What we would like to suggest, since you fell in love with a magnolia, is that you look for a native magnolia tree that you like, instead of pursuing a plant in your memory that you may never find. That catalog and mail order nursery may have gone out of business all those years ago, taking the trade name with them. Follow each plant link below to our website on that plant. This will tell you its growing conditions, water and sunlight needs and bloom time and color. There are 9 magnolias native to North America and 4 native to New York State, all of them in the southern part of New York in Orange,Westchester and Suffolk Counties. Ordinarily, the magnolia is considered a tree for the southeast states, but apparently the presence of the Atlantic Ocean around Long Island, where you live, modifies the climate sufficiently to allow the magnolia to grow.

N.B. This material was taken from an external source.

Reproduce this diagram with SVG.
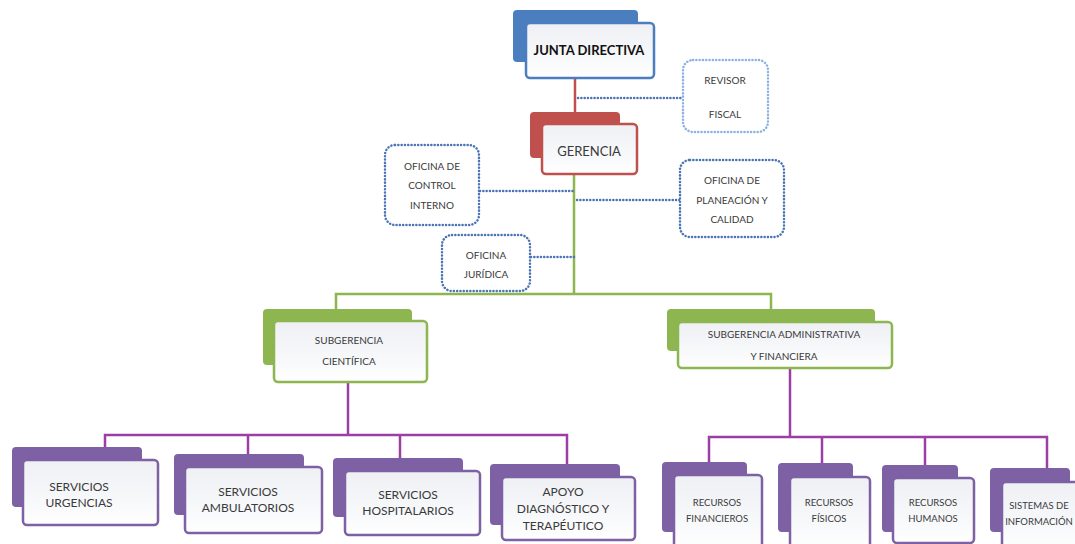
<svg xmlns="http://www.w3.org/2000/svg" width="1075" height="544" viewBox="0 0 1075 544">
<defs>
<linearGradient id="fg" x1="0" y1="0" x2="0" y2="1">
<stop offset="0" stop-color="#eef0f4"/>
<stop offset="0.6" stop-color="#f7f8fa"/>
<stop offset="1" stop-color="#ffffff"/>
</linearGradient>
</defs>
<style>
text{font-family:Lato,"Open Sans","Liberation Sans",sans-serif;fill:#3a3a3a;text-anchor:middle}
.blueB{fill:#4a7ebf}
.blueF{fill:url(#fg);stroke:#4a7ebf;stroke-width:2.5}
.redB{fill:#c0504d}
.redF{fill:url(#fg);stroke:#c0504d;stroke-width:2.5}
.grnB{fill:#8db550}
.grnF{fill:url(#fg);stroke:#8db550;stroke-width:2.5}
.purB{fill:#7e61a4}
.purF{fill:url(#fg);stroke:#7e61a4;stroke-width:2.5}
.dot{fill:#fff;stroke:#4a74b4;stroke-width:2.5;stroke-dasharray:0.1 3.2;stroke-linecap:round}
.dotL{fill:#fff;stroke:#8fb3e0;stroke-width:2.5;stroke-dasharray:0.1 3.2;stroke-linecap:round}
.cd{fill:none;stroke:#4a74b4;stroke-width:2.5;stroke-dasharray:0.1 3.2;stroke-linecap:round}
.cr{fill:none;stroke:#c0504d;stroke-width:2.5}
.cg{fill:none;stroke:#8db550;stroke-width:2.5}
.cp{fill:none;stroke:#9c3ea6;stroke-width:2.5}
.s10{font-size:10px}
.s9{font-size:9.5px}
.s12{font-size:12px}
</style>
<rect width="1075" height="544" fill="#ffffff"/>

<g id="connectors">
<path class="cr" d="M575 79 V125"/>
<path class="cd" d="M578 98 H683"/>
<path class="cg" d="M574 175 V294"/>
<path class="cd" d="M480 191 H574"/>
<path class="cd" d="M577 200 H680"/>
<path class="cd" d="M531 257 H574"/>
<path class="cg" d="M336 309 V294 H771 V309"/>
<path class="cp" d="M348 382 V435"/>
<path class="cp" d="M105 448 V435 H567 V464"/>
<path class="cp" d="M248 435 V454"/>
<path class="cp" d="M400 435 V458"/>
<path class="cp" d="M790 368 V437"/>
<path class="cp" d="M709 462 V437 H1047 V468"/>
<path class="cp" d="M822 437 V463"/>
<path class="cp" d="M925 437 V465"/>
</g>

<g id="junta-directiva">
<rect class="blueB" x="513" y="10" width="125" height="52" rx="4"/>
<rect class="blueF" x="526" y="23" width="128" height="55" rx="4"/>
<text x="589" y="55" style="font-size:13px;font-weight:bold;fill:#111">JUNTA DIRECTIVA</text>
</g>

<g id="revisor-fiscal">
<rect class="dotL" x="683" y="60" width="85" height="72" rx="10"/>
<text class="s10" x="725" y="84">REVISOR</text>
<text class="s10" x="725" y="118">FISCAL</text>
</g>

<g id="gerencia">
<rect class="redB" x="530" y="112" width="90" height="46" rx="4"/>
<rect class="redF" x="542" y="124" width="95" height="50" rx="4"/>
<text x="589" y="156" style="font-size:13px">GERENCIA</text>
</g>

<g id="oficina-control-interno">
<rect class="dot" x="385" y="145" width="94" height="80" rx="10"/>
<text class="s10" x="432" y="170">OFICINA DE</text>
<text class="s10" x="432" y="189">CONTROL</text>
<text class="s10" x="432" y="209">INTERNO</text>
</g>

<g id="oficina-planeacion">
<rect class="dot" x="680" y="160" width="104" height="77" rx="10"/>
<text class="s10" x="732" y="184">OFICINA DE</text>
<text class="s10" x="732" y="204">PLANEACIÓN Y</text>
<text class="s10" x="732" y="223">CALIDAD</text>
</g>

<g id="oficina-juridica">
<rect class="dot" x="442" y="235" width="88" height="56" rx="10"/>
<text class="s10" x="486" y="259">OFICINA</text>
<text class="s10" x="486" y="278">JURÍDICA</text>
</g>

<g id="subgerencia-cientifica">
<rect class="grnB" x="263" y="309" width="149" height="56" rx="4"/>
<rect class="grnF" x="274" y="321" width="153" height="61" rx="4"/>
<text class="s10" x="349" y="344">SUBGERENCIA</text>
<text class="s10" x="349" y="365">CIENTÍFICA</text>
</g>

<g id="subgerencia-administrativa">
<rect class="grnB" x="667" y="309" width="208" height="42" rx="4"/>
<rect class="grnF" x="678" y="322" width="214" height="46" rx="4"/>
<text class="s10" x="784" y="338">SUBGERENCIA  ADMINISTRATIVA</text>
<text class="s10" x="784" y="360">Y FINANCIERA</text>
</g>

<g id="servicios-urgencias">
<rect class="purB" x="12" y="447" width="130" height="60" rx="4"/>
<rect class="purF" x="23" y="460" width="135" height="65" rx="4"/>
<text class="s12" x="79" y="491">SERVICIOS</text>
<text class="s12" x="79" y="507">URGENCIAS</text>
</g>

<g id="servicios-ambulatorios">
<rect class="purB" x="174" y="454" width="130" height="61" rx="4"/>
<rect class="purF" x="185" y="467" width="137" height="66" rx="4"/>
<text class="s12" x="248" y="496">SERVICIOS</text>
<text class="s12" x="248" y="512">AMBULATORIOS</text>
</g>

<g id="servicios-hospitalarios">
<rect class="purB" x="333" y="458" width="130" height="59" rx="4"/>
<rect class="purF" x="345" y="471" width="135" height="64" rx="4"/>
<text class="s12" x="408" y="499">SERVICIOS</text>
<text class="s12" x="408" y="515">HOSPITALARIOS</text>
</g>

<g id="apoyo-diagnostico">
<rect class="purB" x="490" y="464" width="130" height="61" rx="4"/>
<rect class="purF" x="502" y="477" width="133" height="63" rx="4"/>
<text class="s12" x="563" y="496">APOYO</text>
<text class="s12" x="563" y="513">DIAGNÓSTICO Y</text>
<text class="s12" x="563" y="530">TERAPÉUTICO</text>
</g>

<g id="recursos-financieros">
<rect class="purB" x="662" y="462" width="85" height="70" rx="4"/>
<rect class="purF" x="674" y="475" width="88" height="75" rx="4"/>
<text class="s9" x="717" y="506">RECURSOS</text>
<text class="s9" x="717" y="522">FINANCIEROS</text>
</g>

<g id="recursos-fisicos">
<rect class="purB" x="778" y="463" width="75" height="69" rx="4"/>
<rect class="purF" x="790" y="477" width="80" height="73" rx="4"/>
<text class="s9" x="829" y="506">RECURSOS</text>
<text class="s9" x="829" y="522">FÍSICOS</text>
</g>

<g id="recursos-humanos">
<rect class="purB" x="882" y="465" width="76" height="67" rx="4"/>
<rect class="purF" x="893" y="478" width="81" height="65" rx="4"/>
<text class="s9" x="933" y="506">RECURSOS</text>
<text class="s9" x="933" y="522">HUMANOS</text>
</g>

<g id="sistemas-informacion">
<rect class="purB" x="990" y="468" width="80" height="64" rx="4"/>
<rect class="purF" x="1002" y="482" width="80" height="70" rx="4"/>
<text class="s9" x="1039" y="509">SISTEMAS DE</text>
<text class="s9" x="1039" y="525">INFORMACIÓN</text>
</g>
</svg>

The magnolias native to New York are:
Magnolia acuminata (Cucumbertree)
Magnolia fraseri (Mountain magnolia)
Magnolia tripetala (Umbrella tree)
Magnolia virginiana (Sweetbay)
Follow each plant link to our webpage on that plant to discover growiing conditions, light and water needs and bloom time.
In Texas, we recommend that trees be planted in cool weather, from November to January. Either late Fall or early Spring would probably be better where you are, but we recommend you contact the Cornell Cooperative Extension Office for Suffolk CO. for that information.